We briefly consider a generalization of one-dimensional Lebesgue measure, called Lebesgue-Stieltjes measures on ##\mathbb{R}##. These measures are obtained from an increasing, right-continuous function ##F: \mathbb{R} \rightarrow \mathbb{R}##, and assign to a half-open interval ##(a, b]## the measure $$\mu_{F}((a, b])=F(b)-F(a) .$$ The use of half-open intervals is significant here because a Lebesgue-Stieltjes measure may assign nonzero measure to a single point. Thus, unlike Lebesgue measure, we need not have ##\mu_{F}([a, b])=\mu_{F}((a, b])##. Half-open intervals are also convenient because the complement of a half-open interval is a finite union of (possibly infinite) half-open intervals of the same type. Thus, the collection of finite unions of half-open intervals forms an algebra.

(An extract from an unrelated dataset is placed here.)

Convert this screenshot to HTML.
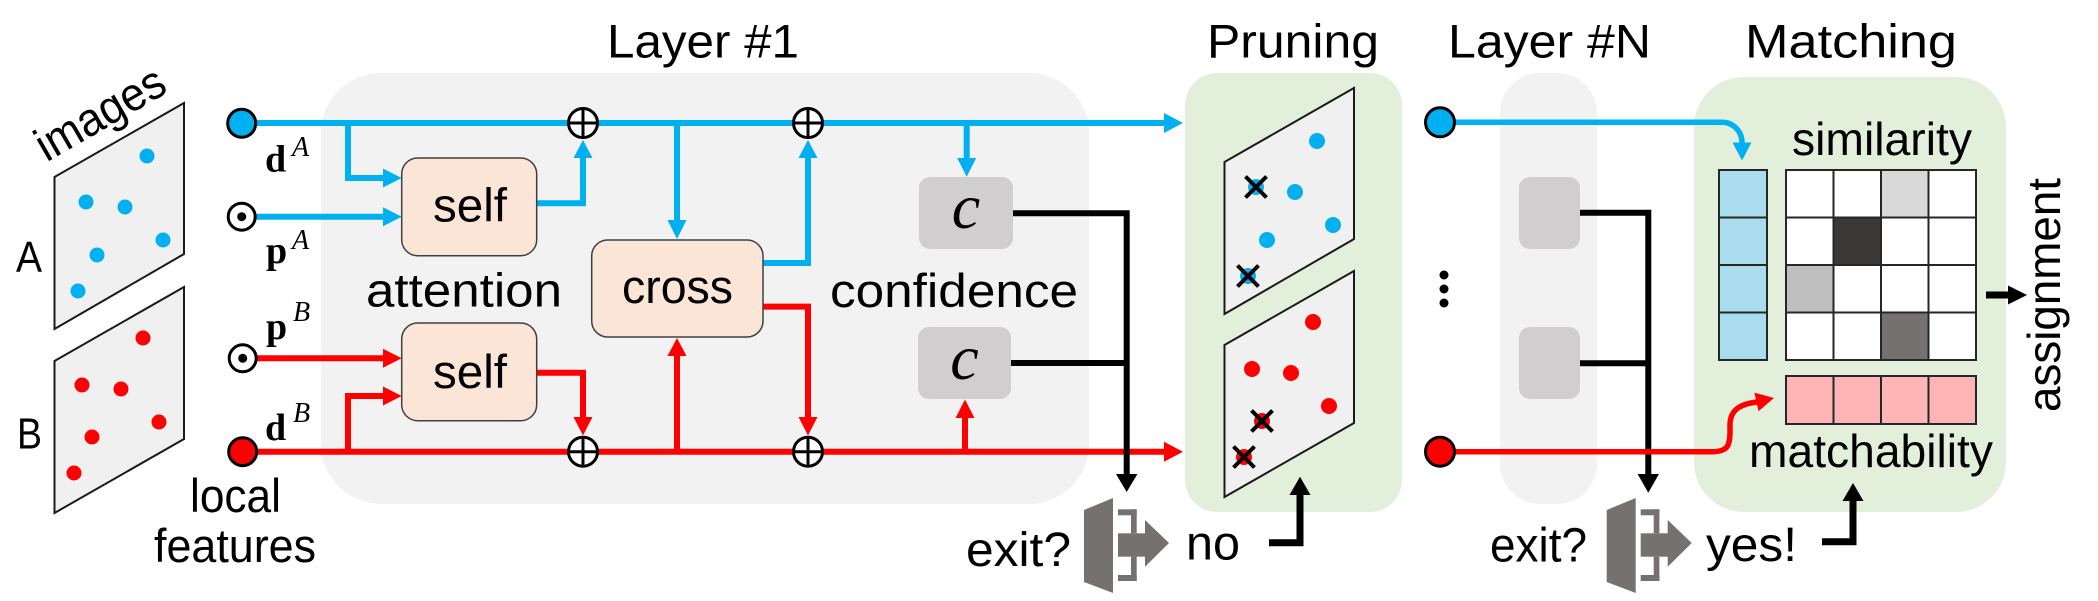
<!DOCTYPE html>
<html>
<head>
<meta charset="utf-8">
<style>
html,body{margin:0;padding:0;background:#fff;}
svg{display:block;}
.s{font-family:"Liberation Sans",sans-serif;fill:#000;}
.m{font-family:"Liberation Serif",serif;fill:#000;}
</style>
</head>
<body>
<svg width="2098" height="601" viewBox="0 0 2098 601" xmlns="http://www.w3.org/2000/svg">
<rect x="0" y="0" width="2098" height="601" fill="#fff"/>

<!-- panels -->
<rect x="321" y="73" width="768" height="431" rx="60" ry="60" fill="#f2f2f2"/>
<rect x="1185" y="73" width="217" height="439" rx="32" ry="32" fill="#e2efda"/>
<rect x="1500" y="73" width="97" height="431" rx="40" ry="40" fill="#f2f2f2"/>
<rect x="1694" y="77" width="312" height="435" rx="50" ry="50" fill="#e2efda"/>

<!-- titles -->
<text class="s" x="607" y="57.5" font-size="47" textLength="192" lengthAdjust="spacingAndGlyphs">Layer #1</text>
<text class="s" x="1207" y="57.5" font-size="47" textLength="172" lengthAdjust="spacingAndGlyphs">Pruning</text>
<text class="s" x="1448" y="57.5" font-size="47" textLength="203" lengthAdjust="spacingAndGlyphs">Layer #N</text>
<text class="s" x="1745" y="57.5" font-size="47" textLength="212" lengthAdjust="spacingAndGlyphs">Matching</text>

<!-- input images -->
<g id="imgA">
<polygon points="54.5,177 184,103 184,254 54.5,329" fill="#f0f0f0" stroke="#1a1a1a" stroke-width="2"/>
<g fill="#00b0f0">
<circle cx="147" cy="156" r="7.5"/><circle cx="86" cy="202" r="7.5"/><circle cx="125" cy="207" r="7.5"/>
<circle cx="163" cy="240" r="7.5"/><circle cx="97" cy="255" r="7.5"/><circle cx="78" cy="291" r="7.5"/>
</g>
</g>
<g id="imgB">
<polygon points="54.5,361 184,287 184,439 54.5,513" fill="#f0f0f0" stroke="#1a1a1a" stroke-width="2"/>
<g fill="#ff0000">
<circle cx="143" cy="338" r="7.5"/><circle cx="82" cy="385" r="7.5"/><circle cx="121" cy="389" r="7.5"/>
<circle cx="159" cy="422" r="7.5"/><circle cx="92" cy="437" r="7.5"/><circle cx="74" cy="473" r="7.5"/>
</g>
</g>
<text class="s" font-size="47" text-anchor="middle" textLength="142" lengthAdjust="spacingAndGlyphs" transform="translate(108,127) rotate(-30)">images</text>
<text class="s" x="16" y="272" font-size="44" textLength="26" lengthAdjust="spacingAndGlyphs">A</text>
<text class="s" x="17" y="448.5" font-size="44" textLength="25" lengthAdjust="spacingAndGlyphs">B</text>
<text class="s" x="190" y="512" font-size="47" textLength="91" lengthAdjust="spacingAndGlyphs">local</text>
<text class="s" x="154" y="562" font-size="47" textLength="162" lengthAdjust="spacingAndGlyphs">features</text>

<!-- math labels -->
<text class="m" x="265" y="171.7" font-size="38" font-weight="bold">d</text>
<text class="m" x="292" y="156" font-size="28" font-style="italic">A</text>
<text class="m" x="266" y="263" font-size="38" font-weight="bold">p</text>
<text class="m" x="292" y="249" font-size="28" font-style="italic">A</text>
<text class="m" x="266" y="339" font-size="38" font-weight="bold">p</text>
<text class="m" x="293" y="321" font-size="28" font-style="italic">B</text>
<text class="m" x="265" y="440" font-size="38" font-weight="bold">d</text>
<text class="m" x="293" y="422" font-size="28" font-style="italic">B</text>

<!-- blue connectors -->
<g stroke="#00b0f0" stroke-width="6" fill="none" stroke-linejoin="miter">
<path d="M256,123 H1165"/>
<path d="M348,123 V178 H385"/>
<path d="M256,216.7 H385"/>
<path d="M536.7,203.3 H583 V156"/>
<path d="M677,123 V222"/>
<path d="M763,263 H808 V156"/>
<path d="M966.7,123 V160"/>
</g>
<g fill="#00b0f0">
<polygon points="1164,113 1183,123 1164,133"/>
<polygon points="383,168.5 401.7,178 383,187.5"/>
<polygon points="383,207.2 401.7,216.7 383,226.2"/>
<polygon points="573.5,158 583,140 592.5,158"/>
<polygon points="667.5,220 677,239 686.5,220"/>
<polygon points="798.5,158 808,140 817.5,158"/>
<polygon points="957.2,158 966.7,176.7 976.2,158"/>
</g>

<!-- red connectors -->
<g stroke="#ff0000" stroke-width="6" fill="none" stroke-linejoin="miter">
<path d="M256,451.7 H1165"/>
<path d="M256,358.3 H385"/>
<path d="M348,451.7 V396 H385"/>
<path d="M536.7,372.7 H583 V419"/>
<path d="M677,451.7 V354"/>
<path d="M763,306.6 H808 V419"/>
<path d="M965,451.7 V416"/>
</g>
<g fill="#ff0000">
<polygon points="1164,441.7 1183,451.7 1164,461.7"/>
<polygon points="383,348.8 401.7,358.3 383,367.8"/>
<polygon points="383,386.5 401.7,396 383,405.5"/>
<polygon points="573.5,417 583,435.5 592.5,417"/>
<polygon points="667.5,356 677,338 686.5,356"/>
<polygon points="798.5,417 808,435.5 817.5,417"/>
<polygon points="955.5,418 965,399.5 974.5,418"/>
</g>

<!-- plus nodes -->
<g stroke="#000" stroke-width="3" fill="#fff">
<circle cx="583" cy="123" r="14.5"/>
<circle cx="808" cy="123" r="14.5"/>
<circle cx="583" cy="451.7" r="14.5"/>
<circle cx="808" cy="451.7" r="14.5"/>
</g>
<g stroke="#000" stroke-width="3">
<path d="M568.5,123 H597.5 M583,108.5 V137.5"/>
<path d="M793.5,123 H822.5 M808,108.5 V137.5"/>
<path d="M568.5,451.7 H597.5 M583,437.2 V466.2"/>
<path d="M793.5,451.7 H822.5 M808,437.2 V466.2"/>
</g>

<!-- input nodes -->
<circle cx="241.7" cy="123.3" r="14" fill="#00b0f0" stroke="#000" stroke-width="3"/>
<circle cx="241.7" cy="216.7" r="13.5" fill="#fff" stroke="#000" stroke-width="3"/>
<circle cx="241.7" cy="216.7" r="4.5" fill="#000"/>
<circle cx="242.7" cy="358.3" r="13.5" fill="#fff" stroke="#000" stroke-width="3"/>
<circle cx="242.7" cy="358.3" r="4.5" fill="#000"/>
<circle cx="242.7" cy="451.7" r="14" fill="#ff0000" stroke="#000" stroke-width="3"/>

<!-- attention boxes -->
<rect x="401.7" y="158" width="135" height="97.7" rx="16" fill="#fbe5d6" stroke="#404040" stroke-width="1.5"/>
<rect x="401.7" y="323" width="135" height="97.7" rx="16" fill="#fbe5d6" stroke="#404040" stroke-width="1.5"/>
<rect x="591.7" y="240" width="171.3" height="97" rx="16" fill="#fbe5d6" stroke="#404040" stroke-width="1.5"/>
<text class="s" x="433" y="221.7" font-size="47" textLength="74" lengthAdjust="spacingAndGlyphs">self</text>
<text class="s" x="433" y="388" font-size="47" textLength="74" lengthAdjust="spacingAndGlyphs">self</text>
<text class="s" x="622" y="303" font-size="47" textLength="111" lengthAdjust="spacingAndGlyphs">cross</text>
<text class="s" x="366" y="306.6" font-size="47" textLength="196" lengthAdjust="spacingAndGlyphs">attention</text>
<text class="s" x="830" y="307" font-size="47" textLength="248" lengthAdjust="spacingAndGlyphs">confidence</text>

<!-- confidence boxes -->
<rect x="919" y="177" width="94" height="72" rx="11" fill="#d0cece"/>
<rect x="918" y="327" width="93" height="72" rx="11" fill="#d0cece"/>
<text class="m" x="966" y="228" font-size="64" font-style="italic" text-anchor="middle">c</text>
<text class="m" x="964.5" y="379" font-size="64" font-style="italic" text-anchor="middle">c</text>

<!-- black confidence lines -->
<g stroke="#000" stroke-width="6" fill="none">
<path d="M1013,213.3 H1126.7 V476"/>
<path d="M1011,363 H1126.7"/>
</g>
<polygon points="1116,474 1126.7,492 1137.4,474" fill="#000"/>

<!-- exit icon 1 -->
<g id="exit1" fill="#767171">
<polygon points="1084,510 1113,498 1113,593 1084,582"/>
<rect x="1118" y="509.3" width="18.7" height="6"/>
<rect x="1131" y="509.3" width="5.7" height="24"/>
<rect x="1118" y="533.3" width="28" height="23.4"/>
<polygon points="1145,520 1169,543 1145,566.7"/>
<rect x="1131" y="556.7" width="5.7" height="24"/>
<rect x="1118" y="575" width="18.7" height="6"/>
</g>
<text class="s" x="966" y="566" font-size="48" textLength="105" lengthAdjust="spacingAndGlyphs">exit?</text>
<text class="s" x="1186" y="559.5" font-size="48" textLength="54" lengthAdjust="spacingAndGlyphs">no</text>
<g stroke="#000" stroke-width="7" fill="none">
<path d="M1269,542.7 H1300 V493"/>
</g>
<polygon points="1289.5,495 1300,476.7 1310.5,495" fill="#000"/>

<!-- pruning images -->
<g transform="translate(1170,-15)">
<polygon points="54.5,177 184,103 184,254 54.5,329" fill="#f0f0f0" stroke="#1a1a1a" stroke-width="2"/>
<g fill="#00b0f0">
<circle cx="147" cy="156" r="8"/><circle cx="86" cy="202" r="8"/><circle cx="125" cy="207" r="8"/>
<circle cx="163" cy="240" r="8"/><circle cx="97" cy="255" r="8"/><circle cx="78" cy="291" r="8"/>
</g>
<g stroke="#000" stroke-width="4">
<path d="M75.5,191.5 L96.5,212.5 M96.5,191.5 L75.5,212.5"/>
<path d="M67.5,280.5 L88.5,301.5 M88.5,280.5 L67.5,301.5"/>
</g>
</g>
<g transform="translate(1170,-16)">
<polygon points="54.5,361 184,287 184,439 54.5,513" fill="#f0f0f0" stroke="#1a1a1a" stroke-width="2"/>
<g fill="#ff0000">
<circle cx="143" cy="338" r="8"/><circle cx="82" cy="385" r="8"/><circle cx="121" cy="389" r="8"/>
<circle cx="159" cy="422" r="8"/><circle cx="92" cy="437" r="8"/><circle cx="74" cy="473" r="8"/>
</g>
<g stroke="#000" stroke-width="4">
<path d="M81.5,426.5 L102.5,447.5 M102.5,426.5 L81.5,447.5"/>
<path d="M63.5,462.5 L84.5,483.5 M84.5,462.5 L63.5,483.5"/>
</g>
</g>

<!-- layer N -->
<circle cx="1444" cy="275" r="4.5" fill="#000"/>
<circle cx="1444" cy="289" r="4.5" fill="#000"/>
<circle cx="1444" cy="303" r="4.5" fill="#000"/>
<rect x="1519" y="177" width="61" height="72" rx="11" fill="#d0cece"/>
<rect x="1519" y="327" width="61" height="72" rx="11" fill="#d0cece"/>
<g stroke="#000" stroke-width="6" fill="none">
<path d="M1580,212.7 H1648.3 V476"/>
<path d="M1580,363.3 H1648.3"/>
</g>
<polygon points="1637.6,474 1648.3,492.7 1659,474" fill="#000"/>

<path d="M1455,122.3 H1722 A20,20 0 0 1 1742,142.3 V144" stroke="#00b0f0" stroke-width="5.5" fill="none"/>
<polygon points="1732.5,142.5 1742,160.5 1751.5,142.5" fill="#00b0f0"/>
<path d="M1455,451.7 H1712 C1728,451.7 1730,445 1730,432 L1730,425 C1730,410 1740,404 1757,402" stroke="#ff0000" stroke-width="5.5" fill="none"/>
<polygon points="1754.4,392.6 1774,398 1758.5,411.2" fill="#ff0000"/>
<circle cx="1440" cy="122.3" r="14.5" fill="#00b0f0" stroke="#000" stroke-width="3"/>
<circle cx="1440" cy="451.7" r="14.5" fill="#ff0000" stroke="#000" stroke-width="3"/>

<!-- exit icon 2 -->
<use href="#exit1" transform="translate(522.7,0)"/>
<text class="s" x="1490" y="561.7" font-size="48" textLength="97" lengthAdjust="spacingAndGlyphs">exit?</text>
<text class="s" x="1706" y="561" font-size="48" textLength="91" lengthAdjust="spacingAndGlyphs">yes!</text>
<g stroke="#000" stroke-width="7" fill="none">
<path d="M1822,541.7 H1853 V499"/>
</g>
<polygon points="1842.5,501 1853,483 1863.5,501" fill="#000"/>

<!-- matching -->
<text class="s" x="1792" y="155" font-size="46" textLength="180" lengthAdjust="spacingAndGlyphs">similarity</text>
<text class="s" x="1749" y="467" font-size="46" textLength="244" lengthAdjust="spacingAndGlyphs">matchability</text>
<g stroke="#262626" stroke-width="2">
<rect x="1719" y="170" width="48" height="47.5" fill="#a9ddee"/>
<rect x="1719" y="217.5" width="48" height="47.5" fill="#a9ddee"/>
<rect x="1719" y="265" width="48" height="47.5" fill="#a9ddee"/>
<rect x="1719" y="312.5" width="48" height="47.5" fill="#a9ddee"/>

<rect x="1786" y="170" width="47.5" height="47.5" fill="#fff"/>
<rect x="1833.5" y="170" width="47.5" height="47.5" fill="#fff"/>
<rect x="1881" y="170" width="47.5" height="47.5" fill="#d9d9d9"/>
<rect x="1928.5" y="170" width="47.5" height="47.5" fill="#fff"/>

<rect x="1786" y="217.5" width="47.5" height="47.5" fill="#fff"/>
<rect x="1833.5" y="217.5" width="47.5" height="47.5" fill="#3b3838"/>
<rect x="1881" y="217.5" width="47.5" height="47.5" fill="#fff"/>
<rect x="1928.5" y="217.5" width="47.5" height="47.5" fill="#fff"/>

<rect x="1786" y="265" width="47.5" height="47.5" fill="#bfbfbf"/>
<rect x="1833.5" y="265" width="47.5" height="47.5" fill="#fff"/>
<rect x="1881" y="265" width="47.5" height="47.5" fill="#fff"/>
<rect x="1928.5" y="265" width="47.5" height="47.5" fill="#fff"/>

<rect x="1786" y="312.5" width="47.5" height="47.5" fill="#fff"/>
<rect x="1833.5" y="312.5" width="47.5" height="47.5" fill="#fff"/>
<rect x="1881" y="312.5" width="47.5" height="47.5" fill="#767171"/>
<rect x="1928.5" y="312.5" width="47.5" height="47.5" fill="#fff"/>

<rect x="1786" y="376" width="47.5" height="48" fill="#ffb5b5"/>
<rect x="1833.5" y="376" width="47.5" height="48" fill="#ffb5b5"/>
<rect x="1881" y="376" width="47.5" height="48" fill="#ffb5b5"/>
<rect x="1928.5" y="376" width="47.5" height="48" fill="#ffb5b5"/>
</g>
<path d="M1986,295 H2010" stroke="#000" stroke-width="7"/>
<polygon points="2008,285.5 2027,295 2008,304.5" fill="#000"/>
<text class="s" font-size="46" text-anchor="middle" textLength="234" lengthAdjust="spacingAndGlyphs" transform="translate(2060,295) rotate(-90)">assignment</text>
</svg>
</body>
</html>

The last two sentences confuse me. Which sets does the author have in mind? I know what an algebra is (basically a sigma algebra, but not closed under countable infinite operations, but finite operations), but I'm unsure which sets the author has in mind. Specifically, is it true that the collection of finite unions of half-open intervals forms an algebra?

Looking at Folland's book, he claims that the collection of finite disjoint unions of half open intervals of the form ##\emptyset## or ##(a,b]## or ##(a,\infty)##, where ##-\infty\leq a <b<\infty##, forms an algebra, but my notes claim that the union doesn't have to be disjoint to form an algebra. Grateful for any clarification.

 

[pasmith]

Which of the axioms of an algebra of sets do you not believe to hold for the collection of finite unions of half-open intervals?
- Closed under complementation: [itex]\mathbb{R} \setminus (a, b] = (-\infty, a] \cup (b ,\infty)[/itex].
- The empty set [itex](a, a][/itex] or [itex](\infty, \infty)[/itex] is in the collection.
- Closed under binary unions, given that the union of two half-open intervals is either two disjoint half-open intervals or a single half-open interval.

 

[psie]

Ok, I think I understand @pasmith, thank you. It doesn't matter here to specify whether the finite union is disjoint or not, i.e. Folland writes that a collection of finite disjoint unions of half-open intervals is an algebra, but I don't think the word disjoint is necessary, since we'll get an algebra nevertheless.

 

[pasmith]

More to the point, if [itex](a,b][/itex] and [itex](c,d][/itex] are not disjoint then their union is [itex](\min(a,c), \max(b,d)][/itex]. Thus a finite union of arbitrary half-open intervals is a finite union of disjoint half-open intervals.